[BEGIN]
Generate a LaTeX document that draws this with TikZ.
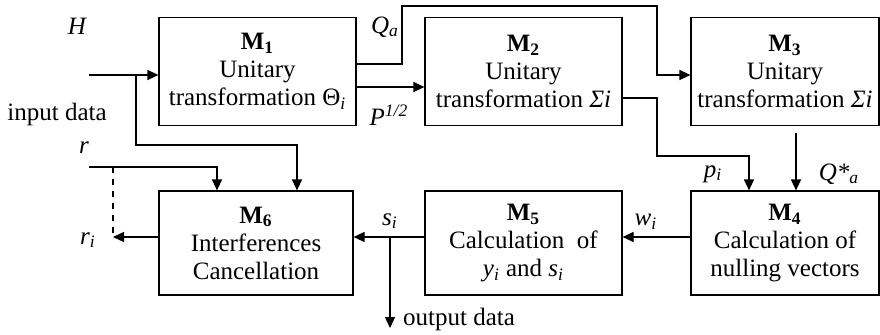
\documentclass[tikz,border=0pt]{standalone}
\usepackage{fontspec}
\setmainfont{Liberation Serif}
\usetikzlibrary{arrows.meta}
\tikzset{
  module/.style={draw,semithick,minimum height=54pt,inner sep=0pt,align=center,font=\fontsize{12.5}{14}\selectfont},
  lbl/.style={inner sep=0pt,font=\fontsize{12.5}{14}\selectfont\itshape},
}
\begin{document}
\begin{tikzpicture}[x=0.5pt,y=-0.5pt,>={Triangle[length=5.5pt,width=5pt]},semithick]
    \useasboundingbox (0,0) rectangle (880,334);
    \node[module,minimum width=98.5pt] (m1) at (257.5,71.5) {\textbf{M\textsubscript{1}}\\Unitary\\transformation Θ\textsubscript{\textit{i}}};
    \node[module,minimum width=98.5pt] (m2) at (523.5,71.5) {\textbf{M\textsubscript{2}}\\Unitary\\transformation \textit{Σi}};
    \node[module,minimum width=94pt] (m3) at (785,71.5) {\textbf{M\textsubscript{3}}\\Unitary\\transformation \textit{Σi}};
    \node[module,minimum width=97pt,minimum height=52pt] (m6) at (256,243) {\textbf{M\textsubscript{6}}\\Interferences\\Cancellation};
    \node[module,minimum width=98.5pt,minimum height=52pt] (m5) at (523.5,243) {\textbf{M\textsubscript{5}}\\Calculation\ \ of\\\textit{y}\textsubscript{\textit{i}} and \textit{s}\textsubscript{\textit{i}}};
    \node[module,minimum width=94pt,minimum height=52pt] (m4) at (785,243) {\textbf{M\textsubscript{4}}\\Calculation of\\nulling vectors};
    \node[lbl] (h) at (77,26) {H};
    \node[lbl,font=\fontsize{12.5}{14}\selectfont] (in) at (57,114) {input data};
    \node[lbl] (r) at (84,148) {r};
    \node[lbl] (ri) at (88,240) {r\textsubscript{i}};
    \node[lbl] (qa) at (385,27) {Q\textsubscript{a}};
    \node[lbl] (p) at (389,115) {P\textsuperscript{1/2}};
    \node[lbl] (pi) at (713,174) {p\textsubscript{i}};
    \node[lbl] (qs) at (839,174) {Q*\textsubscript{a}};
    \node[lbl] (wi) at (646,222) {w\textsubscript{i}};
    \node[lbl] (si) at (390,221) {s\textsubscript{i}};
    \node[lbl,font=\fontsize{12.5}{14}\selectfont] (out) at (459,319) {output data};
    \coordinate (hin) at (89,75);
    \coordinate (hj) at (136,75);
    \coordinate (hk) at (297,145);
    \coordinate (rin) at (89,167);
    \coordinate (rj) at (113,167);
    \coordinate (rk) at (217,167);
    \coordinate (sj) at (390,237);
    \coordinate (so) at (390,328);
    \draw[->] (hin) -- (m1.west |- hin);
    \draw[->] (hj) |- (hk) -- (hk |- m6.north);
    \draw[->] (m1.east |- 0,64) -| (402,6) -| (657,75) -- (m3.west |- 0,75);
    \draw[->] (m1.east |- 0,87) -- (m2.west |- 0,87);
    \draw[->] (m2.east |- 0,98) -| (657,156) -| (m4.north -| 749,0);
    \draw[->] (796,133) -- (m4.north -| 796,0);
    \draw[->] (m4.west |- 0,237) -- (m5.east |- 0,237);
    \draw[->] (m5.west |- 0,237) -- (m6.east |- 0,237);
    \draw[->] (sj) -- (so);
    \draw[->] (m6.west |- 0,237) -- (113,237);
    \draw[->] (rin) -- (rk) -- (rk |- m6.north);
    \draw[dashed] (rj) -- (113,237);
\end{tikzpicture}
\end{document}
[END]
- [WHAT TO DO]:
Omit the pictures, then output the rest of the listing exactly.

- [THE SOLUTION]:
Generate a LaTeX document that draws this with TikZ.
\documentclass[tikz,border=0pt]{standalone}
\usepackage{fontspec}
\setmainfont{Liberation Serif}
\usetikzlibrary{arrows.meta}
\tikzset{
  module/.style={draw,semithick,minimum height=54pt,inner sep=0pt,align=center,font=\fontsize{12.5}{14}\selectfont},
  lbl/.style={inner sep=0pt,font=\fontsize{12.5}{14}\selectfont\itshape},
}
\begin{document}
\begin{tikzpicture}[x=0.5pt,y=-0.5pt,>={Triangle[length=5.5pt,width=5pt]},semithick]
    \useasboundingbox (0,0) rectangle (880,334);
    \node[module,minimum width=98.5pt] (m1) at (257.5,71.5) {\textbf{M\textsubscript{1}}\\Unitary\\transformation Θ\textsubscript{\textit{i}}};
    \node[module,minimum width=98.5pt] (m2) at (523.5,71.5) {\textbf{M\textsubscript{2}}\\Unitary\\transformation \textit{Σi}};
    \node[module,minimum width=94pt] (m3) at (785,71.5) {\textbf{M\textsubscript{3}}\\Unitary\\transformation \textit{Σi}};
    \node[module,minimum width=97pt,minimum height=52pt] (m6) at (256,243) {\textbf{M\textsubscript{6}}\\Interferences\\Cancellation};
    \node[module,minimum width=98.5pt,minimum height=52pt] (m5) at (523.5,243) {\textbf{M\textsubscript{5}}\\Calculation\ \ of\\\textit{y}\textsubscript{\textit{i}} and \textit{s}\textsubscript{\textit{i}}};
    \node[module,minimum width=94pt,minimum height=52pt] (m4) at (785,243) {\textbf{M\textsubscript{4}}\\Calculation of\\nulling vectors};
    \node[lbl] (h) at (77,26) {H};
    \node[lbl,font=\fontsize{12.5}{14}\selectfont] (in) at (57,114) {input data};
    \node[lbl] (r) at (84,148) {r};
    \node[lbl] (ri) at (88,240) {r\textsubscript{i}};
    \node[lbl] (qa) at (385,27) {Q\textsubscript{a}};
    \node[lbl] (p) at (389,115) {P\textsuperscript{1/2}};
    \node[lbl] (pi) at (713,174) {p\textsubscript{i}};
    \node[lbl] (qs) at (839,174) {Q*\textsubscript{a}};
    \node[lbl] (wi) at (646,222) {w\textsubscript{i}};
    \node[lbl] (si) at (390,221) {s\textsubscript{i}};
    \node[lbl,font=\fontsize{12.5}{14}\selectfont] (out) at (459,319) {output data};
    \coordinate (hin) at (89,75);
    \coordinate (hj) at (136,75);
    \coordinate (hk) at (297,145);
    \coordinate (rin) at (89,167);
    \coordinate (rj) at (113,167);
    \coordinate (rk) at (217,167);
    \coordinate (sj) at (390,237);
    \coordinate (so) at (390,328);
    \draw[->] (hin) -- (m1.west |- hin);
    \draw[->] (hj) |- (hk) -- (hk |- m6.north);
    \draw[->] (m1.east |- 0,64) -| (402,6) -| (657,75) -- (m3.west |- 0,75);
    \draw[->] (m1.east |- 0,87) -- (m2.west |- 0,87);
    \draw[->] (m2.east |- 0,98) -| (657,156) -| (m4.north -| 749,0);
    \draw[->] (796,133) -- (m4.north -| 796,0);
    \draw[->] (m4.west |- 0,237) -- (m5.east |- 0,237);
    \draw[->] (m5.west |- 0,237) -- (m6.east |- 0,237);
    \draw[->] (sj) -- (so);
    \draw[->] (m6.west |- 0,237) -- (113,237);
    \draw[->] (rin) -- (rk) -- (rk |- m6.north);
    \draw[dashed] (rj) -- (113,237);
\end{tikzpicture}
\end{document}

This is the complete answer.